▶ **What is needed**
Copy each line exactly. Drop every picture.

---------- Information supplied

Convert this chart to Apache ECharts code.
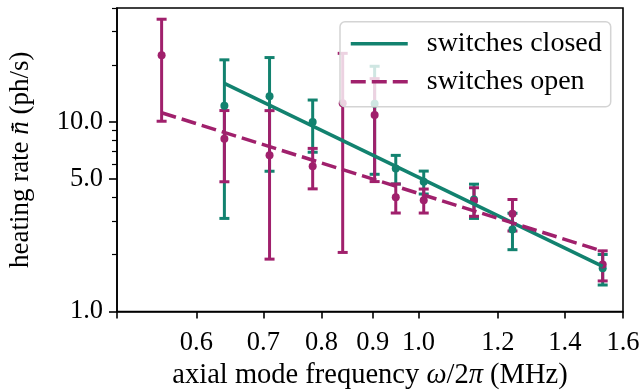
<!DOCTYPE html>
<html>
<head>
<meta charset="utf-8">
<script src="https://cdn.jsdelivr.net/npm/echarts@6/dist/echarts.min.js"></script>
<style>html,body{margin:0;padding:0;background:#fff}#c{width:643px;height:392px}</style>
</head>
<body>
<div id="c"></div>
<script>
// switches closed: frequency (MHz), heating rate (ph/s), symmetric error
const closedX = [0.640, 0.710, 0.784, 0.904, 0.949, 1.012, 1.136, 1.241, 1.527];
const closedY = [12.2, 13.7, 10.0, 12.5, 5.69, 4.84, 3.90, 2.71, 1.69];
const closedErr = [9.1, 8.2, 3.07, 7.2, 0.98, 0.67, 0.80, 0.59, 0.31];
// switches open
const openX = [0.554, 0.640, 0.710, 0.784, 0.840, 0.904, 0.949, 1.012, 1.136, 1.241, 1.527];
const openY = [22.5, 8.17, 6.69, 5.85, 12.55, 10.9, 4.01, 3.87, 3.84, 3.28, 1.77];
const openErr = [12.4, 3.33, 4.8, 1.41, 10.5, 6.05, 0.70, 0.56, 0.66, 0.62, 0.32];
// power-law fits (end points)
const closedFitX = [0.640, 1.527];
const closedFitY = [16.0, 1.73];
const openFitX = [0.554, 1.527];
const openFitY = [11.2, 2.08];
// ticks
const xTicks = [0.5, 0.6, 0.7, 0.8, 0.9, 1.0, 1.2, 1.4, 1.6];
const xLabels = [0.6, 0.7, 0.8, 0.9, 1.0, 1.2, 1.4, 1.6];
const yMajor = [1, 5, 10];
const yMinor = [2, 3, 4, 6, 7, 8, 9, 20, 30, 40];

const TEAL = '#12826f';
const WINE = '#a0206c';
const FONT = 'Liberation Serif';

function errData(xs, ys, es) {
  return xs.map((x, i) => [x, ys[i] - es[i], ys[i] + es[i]]);
}
function pts(xs, ys) { return xs.map((x, i) => [x, ys[i]]); }

function errRender(color) {
  return function (params, api) {
    const x = api.value(0), lo = api.value(1), hi = api.value(2);
    const a = api.coord([x, hi]), b = api.coord([x, lo]);
    const hw = 5;
    const st = { stroke: color, lineWidth: 3 };
    return {
      type: 'group',
      children: [
        { type: 'line', shape: { x1: a[0], y1: a[1], x2: b[0], y2: b[1] }, style: st },
        { type: 'line', shape: { x1: a[0] - hw, y1: a[1], x2: a[0] + hw, y2: a[1] }, style: st },
        { type: 'line', shape: { x1: b[0] - hw, y1: b[1], x2: b[0] + hw, y2: b[1] }, style: st }
      ]
    };
  };
}

const chart = echarts.init(document.getElementById('c'), null, { renderer: 'canvas' });
const fmt1 = v => Number(v).toFixed(1);

chart.setOption({
  animation: false,
  backgroundColor: '#fff',
  grid: { left: 117, top: 8, width: 506, height: 303.5, show: true, borderColor: '#000', borderWidth: 1.6, backgroundColor: 'transparent', containLabel: false, outerBoundsMode: 'none' },
  xAxis: {
    type: 'log', logBase: 10, min: 0.5, max: 1.6,
    name: 'axial mode frequency {i|ω}/2{i|π} (MHz)',
    nameLocation: 'middle', nameGap: 49,
    nameTextStyle: { fontFamily: FONT, fontSize: 28.5, color: '#000', rich: { i: { fontFamily: FONT, fontSize: 28.5, fontStyle: 'italic', color: '#000' } } },
    axisLine: { lineStyle: { color: '#000', width: 1.6 } },
    axisTick: { show: true, length: 7, lineStyle: { color: '#000', width: 1.6 }, customValues: xTicks },
    axisLabel: { customValues: xLabels, formatter: fmt1, fontFamily: FONT, fontSize: 26.5, color: '#000', margin: 18 },
    splitLine: { show: false },
    minorTick: { show: false }
  },
  yAxis: [{
    type: 'log', logBase: 10, min: 1, max: 40,
    name: 'heating rate {i|n\u0304\u0307} (ph/s)',
    nameLocation: 'middle', nameGap: 83,
    nameTextStyle: { fontFamily: FONT, fontSize: 27, color: '#000', rich: { i: { fontFamily: FONT, fontSize: 27, fontStyle: 'italic', color: '#000' } } },
    axisLine: { show: true, lineStyle: { color: '#000', width: 1.6 } },
    axisTick: { show: true, length: 8, lineStyle: { color: '#000', width: 1.6 }, customValues: yMajor },
    axisLabel: { customValues: yMajor, formatter: fmt1, fontFamily: FONT, fontSize: 26.5, color: '#000', margin: 14 },
    splitLine: { show: false }
  }, {
    type: 'log', logBase: 10, min: 1, max: 40, position: 'left',
    axisLine: { show: false },
    axisTick: { show: true, length: 5, lineStyle: { color: '#000', width: 1.2 }, customValues: yMinor },
    axisLabel: { show: false },
    splitLine: { show: false }
  }],
  legend: {
    data: ['switches closed', 'switches open'],
    orient: 'vertical', left: 340, top: 21.7,
    padding: [8, 9, 11, 9],
    itemWidth: 57, itemHeight: 14, itemGap: 10,
    backgroundColor: 'rgba(255,255,255,0.8)', borderColor: '#d4d4d4', borderWidth: 1.5, borderRadius: 5,
    itemStyle: { opacity: 0, color: 'transparent', borderColor: 'transparent', borderWidth: 0 },
    lineStyle: { width: 'inherit' },
    textStyle: { fontFamily: FONT, fontSize: 28, color: '#000', lineHeight: 28, padding: [0, 0, 0, 14] }
  },
  series: [
    { name: 'closed err', type: 'custom', renderItem: errRender(TEAL), data: errData(closedX, closedY, closedErr), encode: { x: 0, y: [1, 2] }, silent: true },
    { name: 'closed pts', type: 'scatter', data: pts(closedX, closedY), symbol: 'circle', symbolSize: 8, itemStyle: { color: TEAL, opacity: 1 } },
    { name: 'open err', type: 'custom', renderItem: errRender(WINE), data: errData(openX, openY, openErr), encode: { x: 0, y: [1, 2] }, silent: true },
    { name: 'open pts', type: 'scatter', data: pts(openX, openY), symbol: 'circle', symbolSize: 8, itemStyle: { color: WINE, opacity: 1 } },
    { name: 'switches closed', type: 'line', data: pts(closedFitX, closedFitY), symbol: 'none', showSymbol: false, lineStyle: { color: TEAL, width: 3.5 }, itemStyle: { color: TEAL } },
    { name: 'switches open', type: 'line', data: pts(openFitX, openFitY), symbol: 'none', showSymbol: false, lineStyle: { color: WINE, width: 3.5, type: [15, 6] }, itemStyle: { color: WINE } }
  ]
});
</script>
</body>
</html>
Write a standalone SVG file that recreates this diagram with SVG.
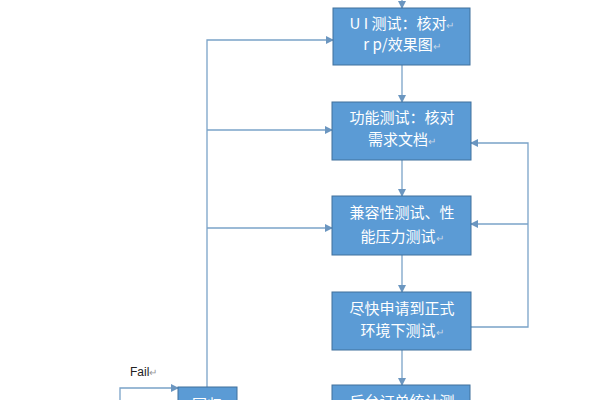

--------------------

▶ **Exercise result**
Convert this chart to Apache ECharts code.
<!DOCTYPE html>
<html>
<head>
<meta charset="utf-8">
<script src="https://cdn.jsdelivr.net/npm/echarts@6/dist/echarts.min.js"></script>
<style>html,body{margin:0;padding:0;background:#fff}#c{width:643px;height:392px}</style>
</head>
<body>
<div id="c"></div>
<script>
// switches closed: frequency (MHz), heating rate (ph/s), symmetric error
const closedX = [0.640, 0.710, 0.784, 0.904, 0.949, 1.012, 1.136, 1.241, 1.527];
const closedY = [12.2, 13.7, 10.0, 12.5, 5.69, 4.84, 3.90, 2.71, 1.69];
const closedErr = [9.1, 8.2, 3.07, 7.2, 0.98, 0.67, 0.80, 0.59, 0.31];
// switches open
const openX = [0.554, 0.640, 0.710, 0.784, 0.840, 0.904, 0.949, 1.012, 1.136, 1.241, 1.527];
const openY = [22.5, 8.17, 6.69, 5.85, 12.55, 10.9, 4.01, 3.87, 3.84, 3.28, 1.77];
const openErr = [12.4, 3.33, 4.8, 1.41, 10.5, 6.05, 0.70, 0.56, 0.66, 0.62, 0.32];
// power-law fits (end points)
const closedFitX = [0.640, 1.527];
const closedFitY = [16.0, 1.73];
const openFitX = [0.554, 1.527];
const openFitY = [11.2, 2.08];
// ticks
const xTicks = [0.5, 0.6, 0.7, 0.8, 0.9, 1.0, 1.2, 1.4, 1.6];
const xLabels = [0.6, 0.7, 0.8, 0.9, 1.0, 1.2, 1.4, 1.6];
const yMajor = [1, 5, 10];
const yMinor = [2, 3, 4, 6, 7, 8, 9, 20, 30, 40];

const TEAL = '#12826f';
const WINE = '#a0206c';
const FONT = 'Liberation Serif';

function errData(xs, ys, es) {
  return xs.map((x, i) => [x, ys[i] - es[i], ys[i] + es[i]]);
}
function pts(xs, ys) { return xs.map((x, i) => [x, ys[i]]); }

function errRender(color) {
  return function (params, api) {
    const x = api.value(0), lo = api.value(1), hi = api.value(2);
    const a = api.coord([x, hi]), b = api.coord([x, lo]);
    const hw = 5;
    const st = { stroke: color, lineWidth: 3 };
    return {
      type: 'group',
      children: [
        { type: 'line', shape: { x1: a[0], y1: a[1], x2: b[0], y2: b[1] }, style: st },
        { type: 'line', shape: { x1: a[0] - hw, y1: a[1], x2: a[0] + hw, y2: a[1] }, style: st },
        { type: 'line', shape: { x1: b[0] - hw, y1: b[1], x2: b[0] + hw, y2: b[1] }, style: st }
      ]
    };
  };
}

const chart = echarts.init(document.getElementById('c'), null, { renderer: 'canvas' });
const fmt1 = v => Number(v).toFixed(1);

chart.setOption({
  animation: false,
  backgroundColor: '#fff',
  grid: { left: 117, top: 8, width: 506, height: 303.5, show: true, borderColor: '#000', borderWidth: 1.6, backgroundColor: 'transparent', containLabel: false, outerBoundsMode: 'none' },
  xAxis: {
    type: 'log', logBase: 10, min: 0.5, max: 1.6,
    name: 'axial mode frequency {i|ω}/2{i|π} (MHz)',
    nameLocation: 'middle', nameGap: 49,
    nameTextStyle: { fontFamily: FONT, fontSize: 28.5, color: '#000', rich: { i: { fontFamily: FONT, fontSize: 28.5, fontStyle: 'italic', color: '#000' } } },
    axisLine: { lineStyle: { color: '#000', width: 1.6 } },
    axisTick: { show: true, length: 7, lineStyle: { color: '#000', width: 1.6 }, customValues: xTicks },
    axisLabel: { customValues: xLabels, formatter: fmt1, fontFamily: FONT, fontSize: 26.5, color: '#000', margin: 18 },
    splitLine: { show: false },
    minorTick: { show: false }
  },
  yAxis: [{
    type: 'log', logBase: 10, min: 1, max: 40,
    name: 'heating rate {i|n\u0304\u0307} (ph/s)',
    nameLocation: 'middle', nameGap: 83,
    nameTextStyle: { fontFamily: FONT, fontSize: 27, color: '#000', rich: { i: { fontFamily: FONT, fontSize: 27, fontStyle: 'italic', color: '#000' } } },
    axisLine: { show: true, lineStyle: { color: '#000', width: 1.6 } },
    axisTick: { show: true, length: 8, lineStyle: { color: '#000', width: 1.6 }, customValues: yMajor },
    axisLabel: { customValues: yMajor, formatter: fmt1, fontFamily: FONT, fontSize: 26.5, color: '#000', margin: 14 },
    splitLine: { show: false }
  }, {
    type: 'log', logBase: 10, min: 1, max: 40, position: 'left',
    axisLine: { show: false },
    axisTick: { show: true, length: 5, lineStyle: { color: '#000', width: 1.2 }, customValues: yMinor },
    axisLabel: { show: false },
    splitLine: { show: false }
  }],
  legend: {
    data: ['switches closed', 'switches open'],
    orient: 'vertical', left: 340, top: 21.7,
    padding: [8, 9, 11, 9],
    itemWidth: 57, itemHeight: 14, itemGap: 10,
    backgroundColor: 'rgba(255,255,255,0.8)', borderColor: '#d4d4d4', borderWidth: 1.5, borderRadius: 5,
    itemStyle: { opacity: 0, color: 'transparent', borderColor: 'transparent', borderWidth: 0 },
    lineStyle: { width: 'inherit' },
    textStyle: { fontFamily: FONT, fontSize: 28, color: '#000', lineHeight: 28, padding: [0, 0, 0, 14] }
  },
  series: [
    { name: 'closed err', type: 'custom', renderItem: errRender(TEAL), data: errData(closedX, closedY, closedErr), encode: { x: 0, y: [1, 2] }, silent: true },
    { name: 'closed pts', type: 'scatter', data: pts(closedX, closedY), symbol: 'circle', symbolSize: 8, itemStyle: { color: TEAL, opacity: 1 } },
    { name: 'open err', type: 'custom', renderItem: errRender(WINE), data: errData(openX, openY, openErr), encode: { x: 0, y: [1, 2] }, silent: true },
    { name: 'open pts', type: 'scatter', data: pts(openX, openY), symbol: 'circle', symbolSize: 8, itemStyle: { color: WINE, opacity: 1 } },
    { name: 'switches closed', type: 'line', data: pts(closedFitX, closedFitY), symbol: 'none', showSymbol: false, lineStyle: { color: TEAL, width: 3.5 }, itemStyle: { color: TEAL } },
    { name: 'switches open', type: 'line', data: pts(openFitX, openFitY), symbol: 'none', showSymbol: false, lineStyle: { color: WINE, width: 3.5, type: [15, 6] }, itemStyle: { color: WINE } }
  ]
});
</script>
</body>
</html>
Write a standalone SVG file that recreates this diagram with SVG.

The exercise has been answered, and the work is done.